|
Blast From the Past 1997 - PG-13 - 112 Mins.
|
Director: Hugh Wilson | Producer: Hugh Wilson, Renny Harlin | Written By: Bill Kelly, Hugh Wilson | Starring: Brendan Fraser, Alicia Silverstone, Christopher Walken, Sissy Spacek, Dave Foley, Scott Thomson |
Review by: John Ulmer |
|
|
I'm 30 physically, 10 mentally
|
Sitting down to watch "Blast From the Past" one night, I didn't expect much. I hadn't read many reviews on the film, but it was my impression it had flopped at the box office and wasn't supposed to be very good. But I was extremely startled upon the first five minutes of watching the film to find it not only funny, but sweet, too.

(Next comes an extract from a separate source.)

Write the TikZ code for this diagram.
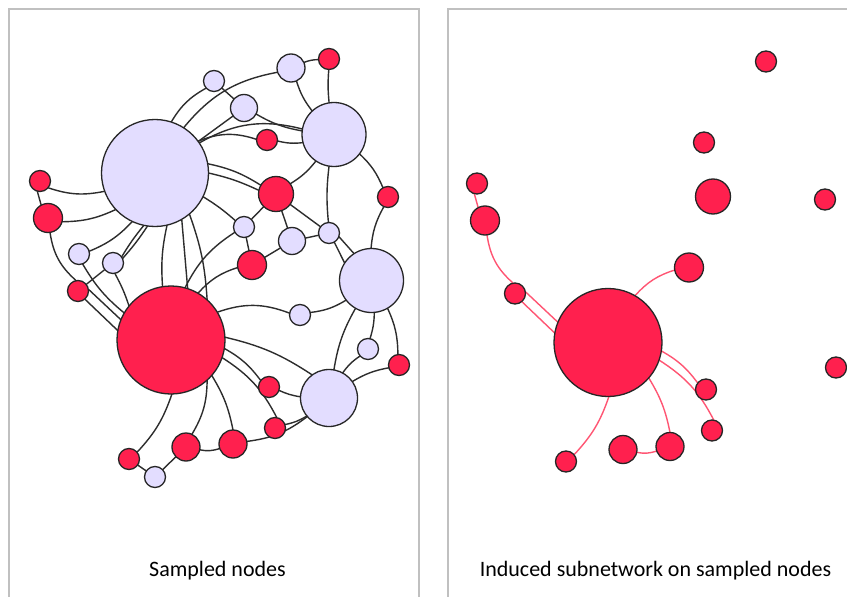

The film starts in the sixties, when husband and mad inventor Christopher Walken and normal wife Sissy Spacek are in their house cleaning up after a dinner party. Walken has created a bomb shelter in case the "Commies" drop a nuke; he panics when he hears of possible bombs, and sticks himself and his wife in the underground bomb shelter. Unfortunately, the auto-locks on the underground shelter lock themselves after a jet-fighter from the sky lands on their home outside. Walken and the bomb shelter believe this to be a nuclear bomb, and so they are trapped down in the shelter for about thirty years because Walken programmed the locks not to release for thirty years...
Soon they have a child, and after thirty years, the child has grown into Brendan Fraser: an innocent, sixties-type man with sixties clothes, sixties haircut, sixties expressions...because he grew up in the bomb shelter, he's practically been living in the sixties for three decades.
So when the locks finally unlock, Walken goes above ground to find the modern world--he believes it to be a post-apocalyptic modern-day earth. He rushes back underground and reports of how the world is to his unhappy wife. They decide to live underground forever. Unfortunately, they are almost out of food and supplies, because Walken only filled the shelter with enough material to last them thirty years. So Fraser volunteers to go up, get some supplies, then come back down.
And so the simple plot begins; the fish out of the water meets the modern-day girl (Alicia Silverstone, in this case) who shows him around the modern day earth. It's been done before: "Crocodile Dundee" rings a bell. But, like "Crocodile Dundee," "Blast From the Past" ranks as one of the best of its kind.
It has some great gags. And unlike some comedies where the gags are funny in the beginning but run out of steam towards the end, "Blast From the Past" is consistently sweet and funny; perhaps the best romantic comedy in a while (close to the greatness of 1997's "As Good As it Gets").
"Blast From the Past" runs like a film from the sixties--the humor is classy, not crude. There aren't as many sex gags as there could have been, and I'm thankful for that. "Kids in the Hall" star Dave Foley plays a gay man who Fraser mistakes to be happy, but that's just about the most sexually-suggestive the film gets.
Fraser blends the perfect sense of innocent and childish-sweetness to make his character very likable.
Alicia Silverstone adds the right touch of modern-day toughness to her role as a woman doesn't know what to expect when she meets a man that truly has good intentions and is not a creep.
Christopher Walken is one of my favorite supporting actors, and he does just as good as always here, as does Sissy Spacek.
So, yes, it's been done before, but in recent times, not nearly as sweet or funny as "Blast from the Past."